The new Vatican parish instruction is being met with criticism not only in Germany but also in Portugal and Austria, with one Portuguese priest theologian claiming that the text is “a document destined for oblivion”.
– Canon law “the wrong starting point”: Portuguese priest expert
On the instruction published July 20 by the Vatican Congregation for the Clergy – “The pastoral conversion of the Parish community in the service of the evangelising mission of the Church” – Fr. Tiago Freitas, a priest of the Archdiocese of Braga in Portugal and author of a doctoral thesis on new models of parishes, told the Ecclesia Church news agency that “this is a very technical document, very formal, on very concrete aspects, centred on canon law”.
“This is starting from the wrong point”, the expert claimed, explaining that “the Code of Canon Law is to help pastoral work, theological reflection, to give a framework [and a] solid and juridical structure. [The Code] is not to be the yardstick of how we are going to do it, how we are going to organise ourselves”.
Not only is the new Congregation for the Clergy instruction too canon law-heavy, Freitas added, but it presents a synthesis of documents that are over twenty years old – dating from 1997 and 2002 – to rehash as the “ideal model” for ministry and mission the old idea of “a parish priest with a parish”.
The Braga priest and theologian said he could understood that the Vatican had sought refuge in traditional models of parish ministry like that to issue a “clear response” to the German Church, whose ‘synodal path’ reform process – with its push for greater responsibility for laypeople, and especially laywomen – is “frightening the Roman Curia”.
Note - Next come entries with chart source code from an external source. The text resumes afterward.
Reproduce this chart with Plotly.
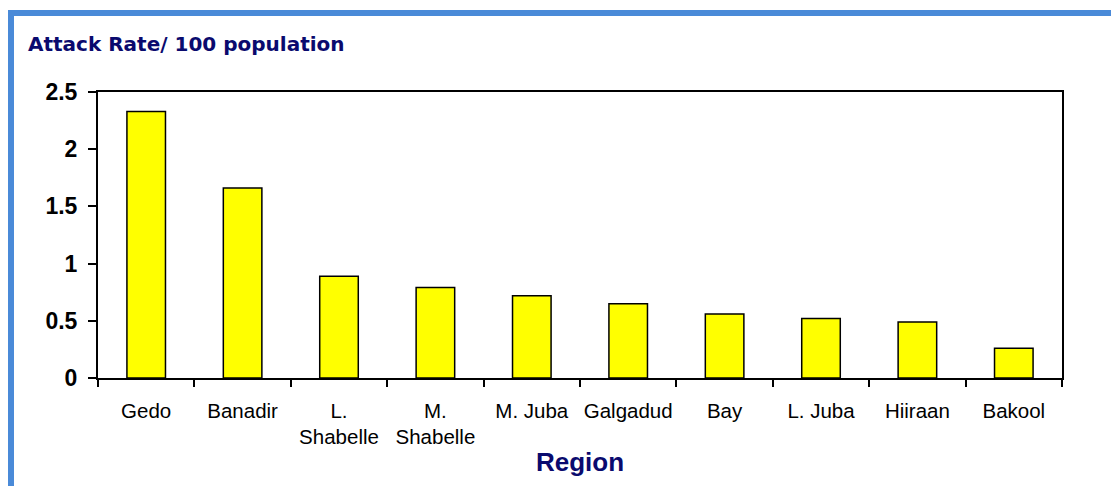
import plotly.graph_objects as go

regions = ["Gedo", "Banadir", "L.<br>Shabelle", "M.<br>Shabelle", "M. Juba",
           "Galgadud", "Bay", "L. Juba", "Hiiraan", "Bakool"]
attack_rate = [2.33, 1.66, 0.89, 0.79, 0.72, 0.65, 0.56, 0.52, 0.49, 0.26]
y_ticks = [0, 0.5, 1, 1.5, 2, 2.5]
y_tick_labels = ["0", "0.5", "1", "1.5", "2", "2.5"]

# page body has an 8px margin; figure coords = reference coords - 8
OFF = 8
W, H = 1119 - OFF, 486 - OFF
L, R, T, B = 98 - OFF, 57, 92 - OFF, 108
pw, ph = W - L - R, H - T - B

def px(x):
    return (x - OFF - L) / pw

def py(y):
    return (H - B - (y - OFF)) / ph

fig = go.Figure(go.Bar(
    x=regions, y=attack_rate,
    marker=dict(color="#FFFF00", line=dict(color="black", width=1.5)),
    width=0.4,
))

border = "#4A8AD8"
fig.add_shape(type="rect", xref="paper", yref="paper",
              x0=px(8), x1=px(14), y0=py(500), y1=py(10),
              fillcolor=border, line_width=0, layer="below")
fig.add_shape(type="rect", xref="paper", yref="paper",
              x0=px(8), x1=px(1130), y0=py(16), y1=py(10),
              fillcolor=border, line_width=0, layer="below")

fig.add_annotation(text="<b>Attack Rate/ 100 population</b>", xref="paper", yref="paper",
                   x=px(26), y=py(44), xanchor="left", yanchor="middle", showarrow=False,
                   font=dict(family="DejaVu Sans", size=20, color="#0A0A6E"))

fig.update_layout(
    width=W, height=H,
    margin=dict(l=L, r=R, t=T, b=B, autoexpand=False),
    plot_bgcolor="white", paper_bgcolor="white",
    showlegend=False,
    xaxis=dict(
        tickson="boundaries", ticks="outside", ticklen=7, tickwidth=1.5, tickcolor="black",
        showline=True, linecolor="black", linewidth=2, mirror=True,
        tickfont=dict(family="Liberation Sans, Arial", size=20.5, color="black"),
        tickangle=0, automargin=False,
        ticklabelstandoff=13,
        title=dict(text="<b>Region</b>", font=dict(family="Liberation Sans, Arial", size=26, color="#0A0A6E"),
                   standoff=6),
        showgrid=False,
    ),
    yaxis=dict(
        range=[0, 2.5], tickvals=y_ticks, ticktext=["<b>%s</b>" % t for t in y_tick_labels],
        ticks="outside", ticklen=8, tickwidth=1.5, tickcolor="black",
        showline=True, linecolor="black", linewidth=2, mirror=True,
        tickfont=dict(family="Liberation Sans, Arial", size=23, color="black"),
        ticklabelstandoff=6, automargin=False,
        showgrid=False, zeroline=False,
    ),
)

fig.write_html("out.html")
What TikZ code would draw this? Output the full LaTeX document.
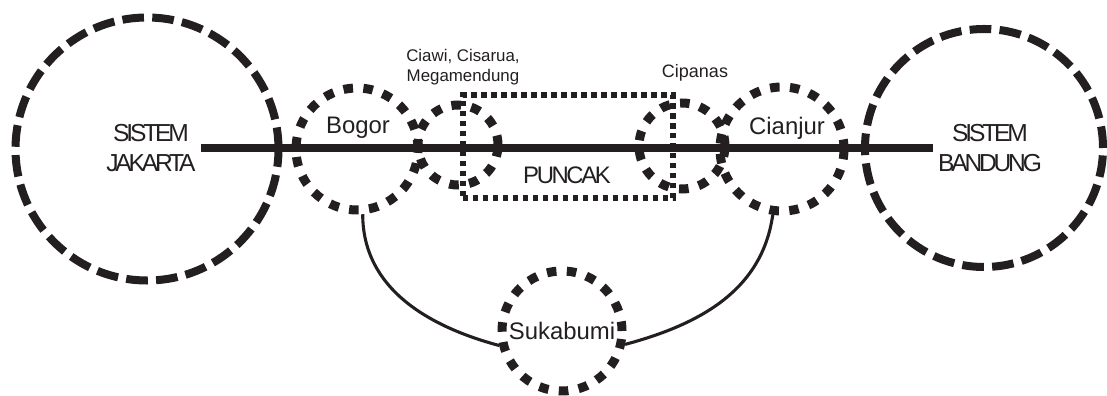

But Freitas argued that “there is no objective reason why the laity cannot cooperate or participate in the real government of parishes”.
A slightly different scenario the priest said he could imagine the Vatican responding to with the instruction is the panorama in Switzerland, where teams of lay people have the responsibility of “governing” the parish.
That lay governance of parishes is something the Congregation for the Clergy is trying to stamp out with the instruction, and Freitas said that could be because in those Swiss arrangements “it may be debatable whether the parish priest is transformed into a kind of chaplain, a kind of functionary”.
“This is another risk, where the office of pastor is called into question”, the Portuguese priest alerted.
But even if there are experiments in lay-clerical responsibility in Germany, Switzerland and elsewhere in Europe in which the Vatican wants “to put the brakes on”, Freitas questioned whether the Congregation for the Clergy had gone about doing that in the most convincing and constructive way.
In the detail in the Vatican text, “the very assumptions of the instruction – that is, the transformation of the society and culture in which we live – are not even taken into account; “, the priest explained.
“The only focus I see here is the figure of the parish priest and leadership in the parishes”, added Freitas, lamenting the lack in the instruction of any “empowerment” of the laity and of any recognition of the “collegial government” of parishes.
The priest concluded that there was nothing wrong with the presuppositions of the instruction – namely, the modern irrelevance of the territoriality of the parish and the need for “reform of structures” and “missionary” conversion – but “the problem is that then, entering the document, there is nothing new but only a reaffirmation of all that is in force at the moment”.
That’s a shortcoming that led the priest to describe the Vatican text as a missed opportunity.
– Pope Francis’ reform program “instrumentalised for the agenda of the preservationists”: Austrian theologian
Along with Freitas, another theologian criticising the Vatican instruction was Klara-Antonia Csiszar, a professor of pastoral theology at the Catholic Private University of Linz (KU Linz) in Austria, who in a guest commentary in the Oberösterreichische Nachrichten newspaper lamented that the Congregation for the Clergy had made pastoral practice the “handmaid of canon law”.
In that vein, Csiszar called it remarkable that the Vatican Congregation concentrated so heavily on canon law “instead of looking at the pastoral reality”.
“In the light of the refusals, narrowings and the affirmation of the priestly Church given in the document, the impression arises that the eagerly-quoted passages from Pope Francis’ widely-appreciated ‘legislative program’ are instrumentalised for the agenda of the preservationists”, Csiszar deplored.
Along with Csiszar, another figure from the Linz diocese, dean Slawomir Dadas, also criticised the Vatican document in the Oberösterreichische Nachrichten, describing as “absurd” how the instruction envisions cooperation between priests and laity.
The Vatican instruction “goes in the autocratic direction. If I work like this as a priest, people will run away from me”, Dadas decried.
The Linz diocese is presently preparing to merge its 487 parishes into 40.
Though the Vatican instruction contains warnings for that type of diocesan restructuring, Dadas promised that local Church authorities would push ahead with the mergers, “because the alternative is that we priests take over even more parishes, collapse in our health or cease to be priests because we no longer have time to celebrate Mass”.